Il presidente FICOG Carmine Pinto: “L’emergenza non è ancora finita ma le nostre strutture sanitarie sono ormai sicure. Invitiamo quindi tutti i malati di cancro a partecipare alle sperimentazioni cliniche”. Presentati oggi i primi dati di una ricerca condotta in 52 centri specializzati della Penisola
Roma, 14 luglio 2020 – La gestione dell’emergenza del Coronavirus in Italia rende necessaria una riorganizzazione del lavoro dei ricercatori che operano in ambito oncologico. È quanto sostiene una recente indagine della Federation of Italian Cooperative Oncology Groups (FICOG) svolta tra i clinici di 52 diversi centri della Penisola. Il 65% sostiene di avere avuto negli ultimi mesi difficoltà nella comunicazione e informazione con pazienti sempre più intimoriti dalla pandemia. Per sette su dieci è prioritario riuscire a limitare la migrazione dei malati, che partecipano a studi clinici, da una Regione all’altra. L’83% afferma come sia indispensabile implementare, al più presto, le attività via web e da remoto. I dati sono presentati oggi in un webinar della FICOG al quale partecipano rappresentanti dei pazienti e delle associazioni medico-scientifiche.
“Il Covid-19 potrebbe ridurre nei prossimi mesi la partecipazione a studi clinici per la messa a punto di nuovi trattamenti anti-tumorali – sottolinea il prof. Carmine Pinto, Presidente FICOG – E questo potrebbe avvenire soprattutto nei territori che sono stati più duramente colpiti dalla pandemia. Bisogna ricordare ai malati che il rischio di contagio nelle strutture sanitarie della Penisola adesso risulta minimo e che invece sono numerosi i vantaggi derivati dalla riapertura delle sperimentazioni cliniche. Al tempo stesso non va dimenticato come l’emergenza Coronavirus non sia ancora finita. È fondamentale ridurre gli spostamenti interni tra le Regioni e organizzare gli accessi agli ospedali.
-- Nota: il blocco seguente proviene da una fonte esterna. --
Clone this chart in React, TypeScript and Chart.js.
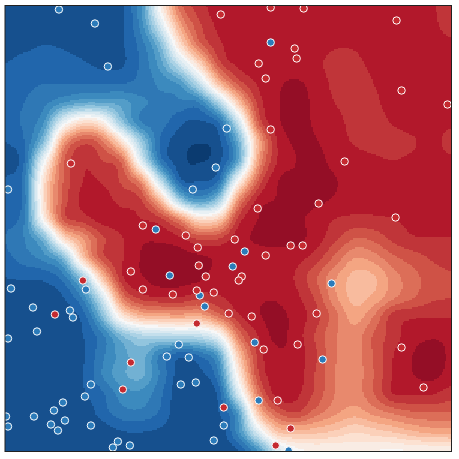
import React, { useEffect, useRef } from "react";
import { Chart, registerables } from "chart.js";

Chart.register(...registerables);

// node positions of the estimated field
const gridX = [4,23,43,62,82,101,121,140,159,179,198,218,237,257,276,295,315,334,354,373,392,412,431,451];
const gridY = [5,24,44,63,83,102,121,141,160,180,199,218,238,257,277,296,315,335,354,374,393,412,432,451];

// estimated colormap position (percent) at each node
const field = [
  [94.5,94.5,94.5,94.5,94.5,94.5,92.5,80,48,22,14,10,10,10,10,10,10,10,10,10,10,10,11.5,14],
  [94.5,94.5,94.5,94.5,94.5,94.5,92.5,82,58,30,17,11,10,10,10,10,10,10,10,10,10,10,11,14],
  [93.5,93,92,92.5,93.5,94.5,92.5,86,72,42,22,13,10,10,10,10,10,11.5,11.5,10,10,10,10,11],
  [92,90.5,90,90.5,91.5,93,92.5,87,78,60,40,18,11,10,10,10,11,13.5,13,11,10,10,10,10],
  [90,89,88,88,88,88,88,86.5,83,79,62,35,19,11.5,8.7,7.5,9.5,13,14,12,10,10,10,10],
  [90,88,85,80,76,76,78,83,85,85,84,65,37,15,8.5,6.5,9,12,14,13,10,10,10,10],
  [90,87,80,55,42,47,70,84,86,91,92.5,87,60,20,9,7,8.5,10.5,13.5,14,11.5,10,10,11],
  [92,88,70,30,18,23,43,68,88,94,95.8,93,75,33,12,7.5,7.8,10,12.5,14,14,12.5,10.5,14],
  [94,88,52,21,13,16,22,56,85,94.5,96.2,93,76,30,12,8,7,9,10,11,12,11,10,11],
  [91.5,85,42,20,12,12.5,17,28,62,90,92,87,50,20,8.5,7.2,6.8,7.8,9.5,10,10,10,10,10],
  [90,86,41,19,11,10.5,13.5,16,35,68,80,68,28,11,7.8,7,7,8.5,10,10,10,10,10,10],
  [89,84,47,19,14,10.5,10.5,12,15,27,42,38,15,8,7,7,9.5,12,13,12.8,12,11,10,10],
  [88,84,72,42,28,17,12.2,8.8,8.8,11,17,16,9.5,7.5,6.5,6.8,10,15,20,19,15,12.5,12.2,12.3],
  [89,86,82,72,37,18,12.3,7.8,6.5,6.8,7,9,9.5,9.5,9.8,10.5,14,21,28,26,21,18,15.5,14],
  [92,91.5,91,86,68,36,13,8.5,6.5,6.5,7.2,10.5,10.5,10,10,12.5,19.5,27.5,33.5,32.5,26,21.5,18,16.5],
  [94,93.5,93.5,92,82,58,24,14,12,12,14,12.5,10,8.6,8.5,11,17,27,33.5,31,25,20.5,17,16.2],
  [95,95,94.5,94,90,72,44,33,31,30,31,22,13,8.5,7,9.5,14.5,22.5,30,24,14.5,12.8,12.5,12.3],
  [95,95,95,94.5,92,85,72,65,64,63,62,52,24,12,7,10,16.5,23.5,26,19.5,14,9.8,8.5,9],
  [95,95,95,95,92.5,85,78,74,84,90,87,76,37,15,9,9.5,15.5,23.5,26,19.5,12.2,8,6.8,8.5],
  [95,95,95,94.5,92,84,77,75,84.5,94,93.5,84,47,17,10,10,16.5,24,26,20,12,8.2,7,9.5],
  [95,95,95,95,92.5,88.5,82,81,87,95,95,90,58,24,10.5,11,17,24,26,20,12,11.5,11.5,14],
  [95,95,95,95,95,90,85.5,85,88.5,95,95,92,78,36,20,16,22,27,30,26.5,23,20.5,20,20],
  [95,95,95,95,95,94.5,92.3,92,93,95,95,95,82,57,37,34,35,37,40,38,36,33,31,31],
  [95,95,95,95,95,95,95,95,95,95,95,95,92,80,60,50,48,48,47,48,49,48,48,47],
];

const redX = [220,70,142,258,294,296,396,401,447,270,265,344,318,257,395,185,197,198,130,205,82,142,172,196,213,54,228,196,130,122,223,234,290,302,265,241,238,316,297,263,401,423,277,290,275,251,270,303];
const redY = [14,163,225,63,48,58,20,90,104,129,78,161,203,208,217,235,247,265,271,276,280,289,294,290,292,314,313,323,362,389,407,239,245,245,255,276,280,313,344,349,347,387,400,428,445,316,7,8];
const blueX = [58,94,107,226,215,192,7,155,270,244,232,169,85,10,199,32,69,72,204,36,7,178,166,188,90,180,195,84,62,53,33,5,7,50,64,57,90,223,213,117,112,129,331,254,322,258,288];
const blueY = [9,23,66,128,167,189,189,229,42,251,266,275,289,288,295,307,310,317,306,331,338,344,356,357,384,384,382,396,402,410,416,416,426,424,420,430,425,425,440,441,447,445,283,342,359,400,450];

const stops: [number, number, number][] = [
  [0x67,0x00,0x1f],[0xb2,0x18,0x2b],[0xd6,0x60,0x4d],[0xf4,0xa5,0x82],[0xfd,0xdb,0xc7],[0xf7,0xf7,0xf7],
  [0xd1,0xe5,0xf0],[0x92,0xc5,0xde],[0x43,0x93,0xc3],[0x21,0x66,0xac],[0x05,0x30,0x61],
];
function rdbu(t: number): [number, number, number] {
  const p = Math.min(0.9999, Math.max(0, t)) * 10;
  const i = Math.floor(p);
  const f = p - i;
  const a = stops[i], b = stops[i + 1];
  return [a[0] + (b[0] - a[0]) * f, a[1] + (b[1] - a[1]) * f, a[2] + (b[2] - a[2]) * f];
}
function cr(a: number, b: number, c: number, d: number, t: number) {
  return 0.5 * (2 * b + (c - a) * t + (2 * a - 5 * b + 4 * c - d) * t * t + (3 * b - a - 3 * c + d) * t * t * t);
}
function locate(axis: number[], v: number): [number, number] {
  let i = 0;
  while (i < axis.length - 2 && axis[i + 1] <= v) i++;
  return [i, (v - axis[i]) / (axis[i + 1] - axis[i])];
}
function sample(x: number, y: number) {
  const [ix, tx] = locate(gridX, x);
  const [iy, ty] = locate(gridY, y);
  const col: number[] = [];
  for (let r = iy - 1; r <= iy + 2; r++) {
    const row = field[Math.max(0, Math.min(field.length - 1, r))];
    const g = (k: number) => row[Math.max(0, Math.min(row.length - 1, k))];
    col.push(cr(g(ix - 1), g(ix), g(ix + 1), g(ix + 2), tx));
  }
  return cr(col[0], col[1], col[2], col[3], ty);
}

const fieldPlugin = {
  id: "fieldPlugin",
  beforeDatasetsDraw(chart: any) {
    const { ctx, chartArea: a, scales } = chart;
    const cell = 1.5;
    const w = Math.ceil((a.right - a.left) / cell);
    const h = Math.ceil((a.bottom - a.top) / cell);
    const off = document.createElement("canvas");
    off.width = w;
    off.height = h;
    const oc = off.getContext("2d")!;
    const img = oc.createImageData(w, h);
    for (let j = 0; j < h; j++) {
      const dy = scales.y.getValueForPixel(a.top + (j + 0.5) * cell);
      for (let i = 0; i < w; i++) {
        const dx = scales.x.getValueForPixel(a.left + (i + 0.5) * cell);
        const v = sample(dx, dy);
        const band = Math.floor(Math.max(0, Math.min(99, v)) / 4) * 4 + 2;
        const c = rdbu(band / 100);
        const k = (j * w + i) * 4;
        img.data[k] = c[0];
        img.data[k + 1] = c[1];
        img.data[k + 2] = c[2];
        img.data[k + 3] = 255;
      }
    }
    oc.putImageData(img, 0, 0);
    ctx.save();
    ctx.beginPath();
    ctx.rect(a.left, a.top, a.right - a.left, a.bottom - a.top);
    ctx.clip();
    ctx.imageSmoothingEnabled = false;
    ctx.drawImage(off, a.left, a.top, w * cell, h * cell);
    ctx.restore();
  },
  afterDatasetsDraw(chart: any) {
    const { ctx, chartArea: a } = chart;
    ctx.save();
    ctx.strokeStyle = "#222222";
    ctx.lineWidth = 1;
    ctx.strokeRect(a.left, a.top, a.right - a.left, a.bottom - a.top);
    ctx.restore();
  },
};

const pts = (xs: number[], ys: number[]) => xs.map((x, i) => ({ x, y: ys[i] }));

export default function App() {
  const ref = useRef<HTMLCanvasElement>(null);
  useEffect(() => {
    const chart = new Chart(ref.current!, {
      type: "scatter",
      data: {
        datasets: [
          { label: "red", data: pts(redX, redY), backgroundColor: "#c52a30", borderColor: "#ffffff", borderWidth: 1, pointRadius: 3.7 },
          { label: "blue", data: pts(blueX, blueY), backgroundColor: "#2b7bba", borderColor: "#ffffff", borderWidth: 1, pointRadius: 3.7 },
        ],
      },
      options: {
        animation: false,
        responsive: false,
        layout: { padding: { left: 4.5, top: 5.5, right: 7.5, bottom: 7.5 } },
        plugins: { legend: { display: false }, tooltip: { enabled: false } },
        scales: {
          x: { type: "linear", min: 4, max: 451, display: false },
          y: { type: "linear", min: 5, max: 451, reverse: true, display: false },
        },
      },
      plugins: [fieldPlugin],
    } as any);
    return () => chart.destroy();
  }, []);
  return (
    <div style={{ position: "fixed", left: 0, top: 0, width: 459, height: 459, background: "#fff" }}>
      <canvas ref={ref} width={459} height={459} style={{ display: "block" }} />
    </div>
  );
}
Creare una rete nazionale di centri, che svolgono ricerca oncologica, è secondo noi la soluzione ottimale”.
Durante il webinar della FICOG sono stati inoltre presentati i dati preliminari di uno studio condotto a Reggio Emilia su pazienti oncologici ricoverati in ospedale perché colpiti da Covid. Circa il 70% di questi malati, al momento dell’infezione, avevano avuto una diagnosi di tumore da più di cinque anni.
“Si tratta di pazienti cosiddetti ‘survivors’ e che possono essere considerati guariti dal cancro – prosegue Pinto – Al momento del contagio non erano quindi sottoposti a un trattamento antitumorale attivo ed in buona parte non rientravano più nelle visite di controllo previste nei follow up. È un dato interessante che merita di essere approfondito da ulteriori ricerche, e che ci impone per il futuro, anche al di là dell’emergenza Covid, una riflessione sui bisogni delle persone guarite da cancro e sul cosiddetto “survivorship plane”.
“Il coinvolgimento riconosciuto per legge delle Associazioni dei pazienti nella definizione dei protocolli di ricerca nelle diverse fasi delle sperimentazioni cliniche facilita l’alleanza con i clinici e garantisce libertà di scelta, privacy, trasparenza delle attività, ma senza fermare la ricerca”, afferma il prof. Francesco De Lorenzo, Presidente della Federazione italiana delle Associazioni di Volontariato in Oncologia (FAVO).
“Come Associazione Italiana di Oncologia Medica (AIOM) ci siamo attivati per rendere disponibili e operative delle linee guida per la gestione dell’infezione da Coronavirus in persone che hanno già sconfitto il cancro – conclude il prof. Giordano Beretta, Presidente Nazionale AIOM – Stiamo lavorando ad un documento scientifico condiviso con i rappresentati dei pazienti e altre Società Scientifiche. È importante svolgere attività di ricerca anche in questo particolare ambito per incrementare le nostre conoscenze anche in vista di una possibile ricrescita di casi di Coronavirus nei prossimi mesi”.